[INSTRUCTIONS FOR THE TASK] Will you output the lines between the ones holding "Reproduce this diagram with TikZ." and "(hdetails) at (928,18)", inclusive, exactly as they stand, and only those lines, with the pictures left out?

[INPUT ROWS]
● ● ● ●
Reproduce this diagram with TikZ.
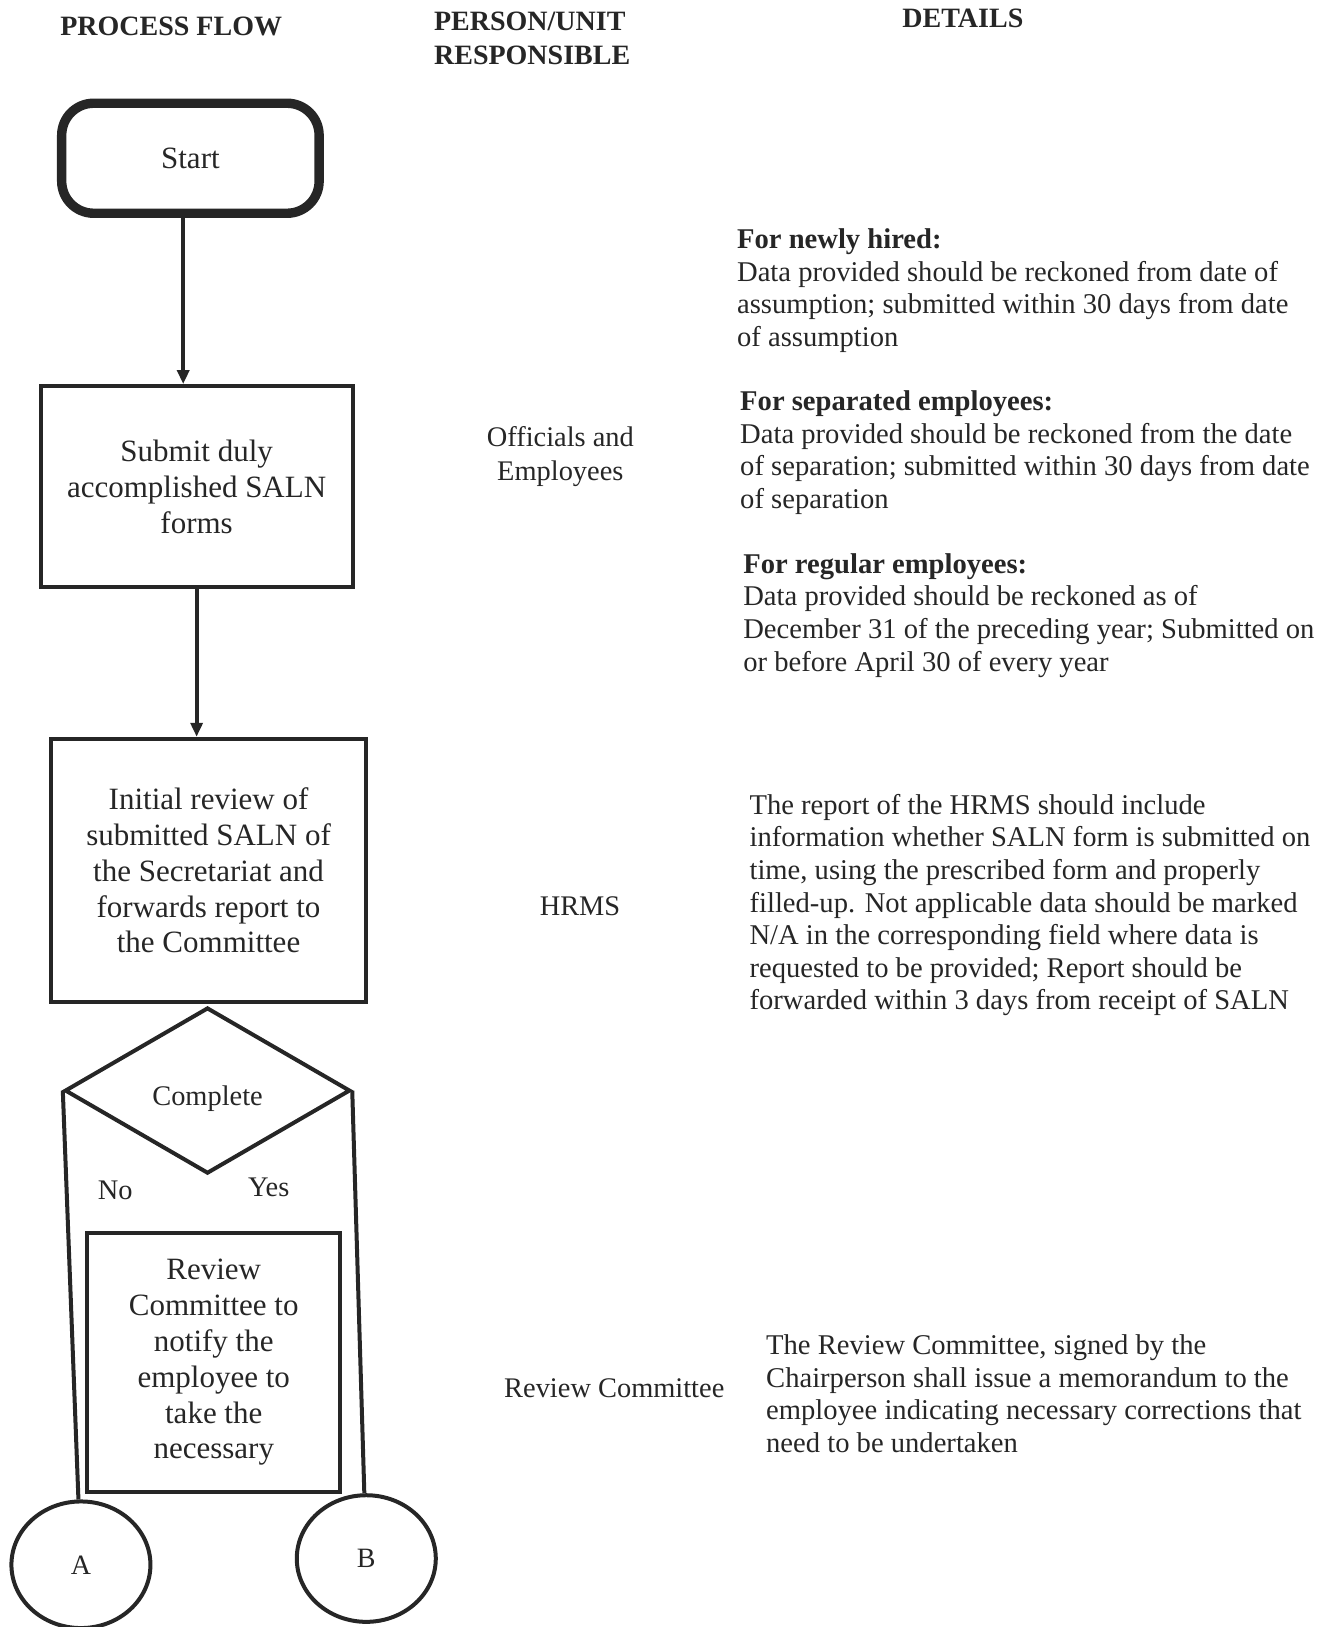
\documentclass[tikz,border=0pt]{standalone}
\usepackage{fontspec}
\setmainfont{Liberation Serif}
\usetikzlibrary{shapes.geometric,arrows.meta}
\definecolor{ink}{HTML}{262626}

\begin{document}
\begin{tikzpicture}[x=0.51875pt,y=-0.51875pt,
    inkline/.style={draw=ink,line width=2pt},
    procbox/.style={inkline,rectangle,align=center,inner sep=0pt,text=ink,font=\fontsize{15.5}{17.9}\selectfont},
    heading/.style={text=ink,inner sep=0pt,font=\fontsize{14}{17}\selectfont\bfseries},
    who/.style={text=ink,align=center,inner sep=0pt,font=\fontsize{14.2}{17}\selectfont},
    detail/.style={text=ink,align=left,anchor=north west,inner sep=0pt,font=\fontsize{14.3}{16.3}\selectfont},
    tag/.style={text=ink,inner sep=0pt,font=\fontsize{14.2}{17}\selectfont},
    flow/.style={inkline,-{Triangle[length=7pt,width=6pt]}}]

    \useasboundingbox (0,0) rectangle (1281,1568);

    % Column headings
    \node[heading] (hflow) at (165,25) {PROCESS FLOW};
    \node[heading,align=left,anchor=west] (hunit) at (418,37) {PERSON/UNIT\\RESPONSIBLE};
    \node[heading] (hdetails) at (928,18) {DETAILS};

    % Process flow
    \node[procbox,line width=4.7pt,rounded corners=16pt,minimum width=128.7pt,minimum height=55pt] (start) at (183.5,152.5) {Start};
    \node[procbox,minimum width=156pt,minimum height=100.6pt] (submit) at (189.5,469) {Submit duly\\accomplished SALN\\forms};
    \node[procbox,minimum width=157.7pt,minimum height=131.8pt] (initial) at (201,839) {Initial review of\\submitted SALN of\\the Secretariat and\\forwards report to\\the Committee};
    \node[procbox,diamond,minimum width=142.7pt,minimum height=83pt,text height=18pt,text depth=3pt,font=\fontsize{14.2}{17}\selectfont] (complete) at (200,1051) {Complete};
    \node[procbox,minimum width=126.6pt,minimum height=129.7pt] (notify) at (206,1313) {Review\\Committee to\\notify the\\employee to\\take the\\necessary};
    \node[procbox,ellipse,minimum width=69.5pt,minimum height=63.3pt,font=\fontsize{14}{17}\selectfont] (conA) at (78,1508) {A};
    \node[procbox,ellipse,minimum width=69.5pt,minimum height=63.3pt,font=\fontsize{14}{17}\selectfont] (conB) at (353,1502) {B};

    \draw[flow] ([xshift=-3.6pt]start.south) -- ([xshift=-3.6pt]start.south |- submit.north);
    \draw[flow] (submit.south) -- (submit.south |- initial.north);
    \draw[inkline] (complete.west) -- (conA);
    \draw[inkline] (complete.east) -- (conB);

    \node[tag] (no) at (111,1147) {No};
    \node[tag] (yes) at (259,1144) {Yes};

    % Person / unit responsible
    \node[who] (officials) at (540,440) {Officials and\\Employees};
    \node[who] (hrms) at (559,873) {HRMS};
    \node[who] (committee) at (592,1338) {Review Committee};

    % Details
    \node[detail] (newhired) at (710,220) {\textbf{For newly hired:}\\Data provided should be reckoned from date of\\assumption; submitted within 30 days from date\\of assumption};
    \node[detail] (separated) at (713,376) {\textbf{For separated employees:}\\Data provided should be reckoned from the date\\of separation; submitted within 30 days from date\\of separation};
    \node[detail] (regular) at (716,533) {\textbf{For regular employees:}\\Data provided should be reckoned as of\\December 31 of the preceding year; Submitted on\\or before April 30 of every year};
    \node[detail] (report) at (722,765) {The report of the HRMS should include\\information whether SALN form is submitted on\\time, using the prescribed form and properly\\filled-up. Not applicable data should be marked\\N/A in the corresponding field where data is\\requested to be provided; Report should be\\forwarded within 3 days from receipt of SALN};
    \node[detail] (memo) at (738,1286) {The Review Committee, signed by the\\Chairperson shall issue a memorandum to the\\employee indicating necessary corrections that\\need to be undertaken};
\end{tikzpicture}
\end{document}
● ● ● ●
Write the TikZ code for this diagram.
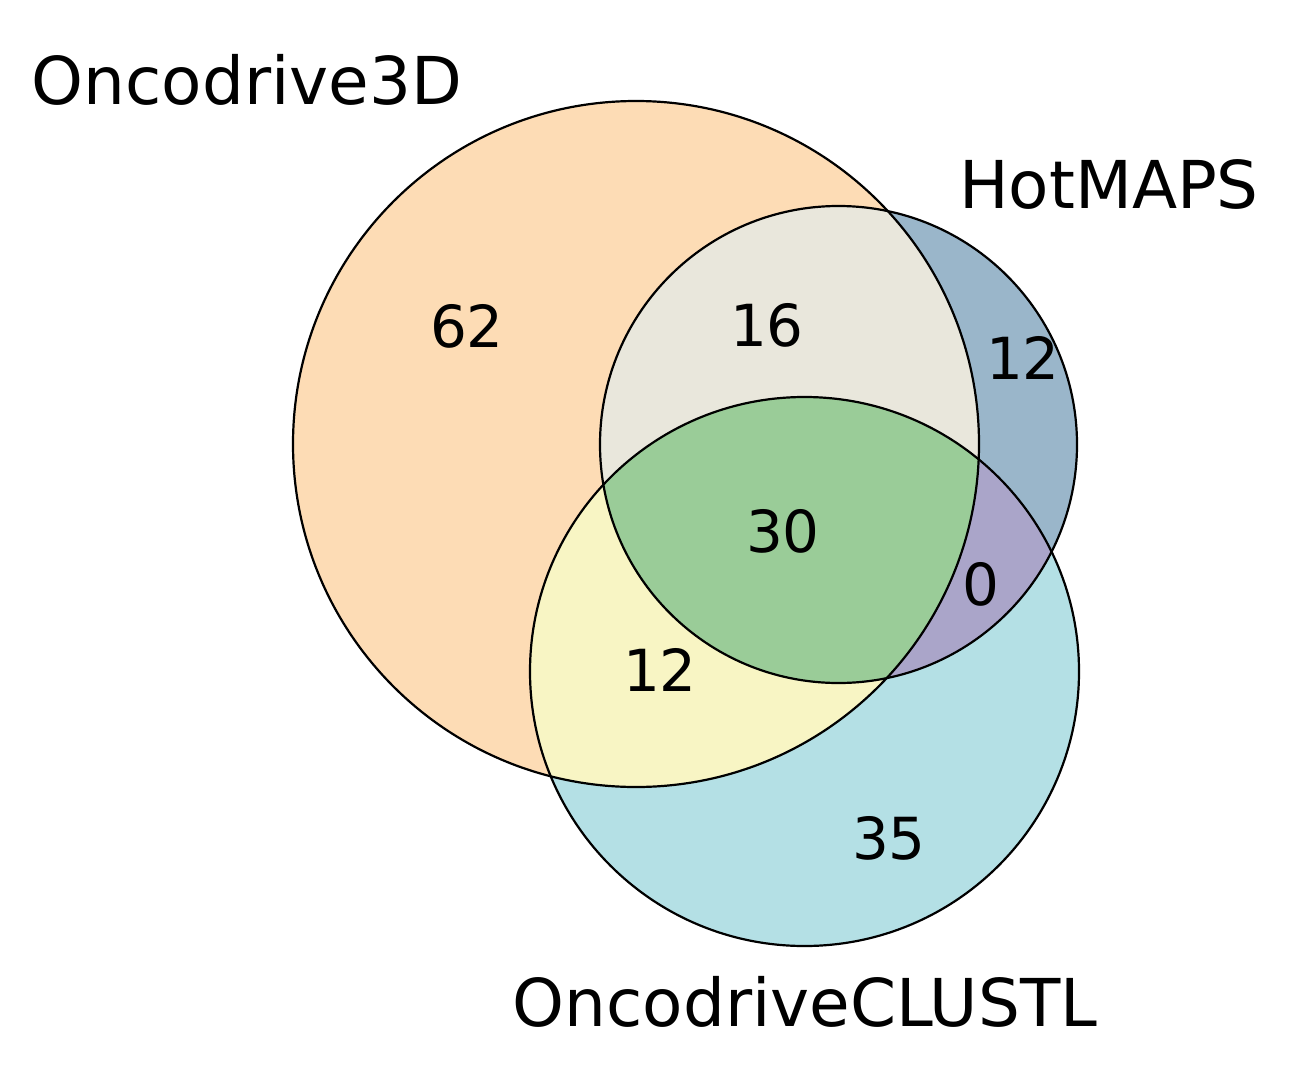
● ● ● ●
[IN RESPONSE]
Reproduce this diagram with TikZ.
\documentclass[tikz,border=0pt]{standalone}
\usepackage{fontspec}
\setmainfont{Liberation Serif}
\usetikzlibrary{shapes.geometric,arrows.meta}
\definecolor{ink}{HTML}{262626}

\begin{document}
\begin{tikzpicture}[x=0.51875pt,y=-0.51875pt,
    inkline/.style={draw=ink,line width=2pt},
    procbox/.style={inkline,rectangle,align=center,inner sep=0pt,text=ink,font=\fontsize{15.5}{17.9}\selectfont},
    heading/.style={text=ink,inner sep=0pt,font=\fontsize{14}{17}\selectfont\bfseries},
    who/.style={text=ink,align=center,inner sep=0pt,font=\fontsize{14.2}{17}\selectfont},
    detail/.style={text=ink,align=left,anchor=north west,inner sep=0pt,font=\fontsize{14.3}{16.3}\selectfont},
    tag/.style={text=ink,inner sep=0pt,font=\fontsize{14.2}{17}\selectfont},
    flow/.style={inkline,-{Triangle[length=7pt,width=6pt]}}]

    \useasboundingbox (0,0) rectangle (1281,1568);

    % Column headings
    \node[heading] (hflow) at (165,25) {PROCESS FLOW};
    \node[heading,align=left,anchor=west] (hunit) at (418,37) {PERSON/UNIT\\RESPONSIBLE};
    \node[heading] (hdetails) at (928,18) {DETAILS};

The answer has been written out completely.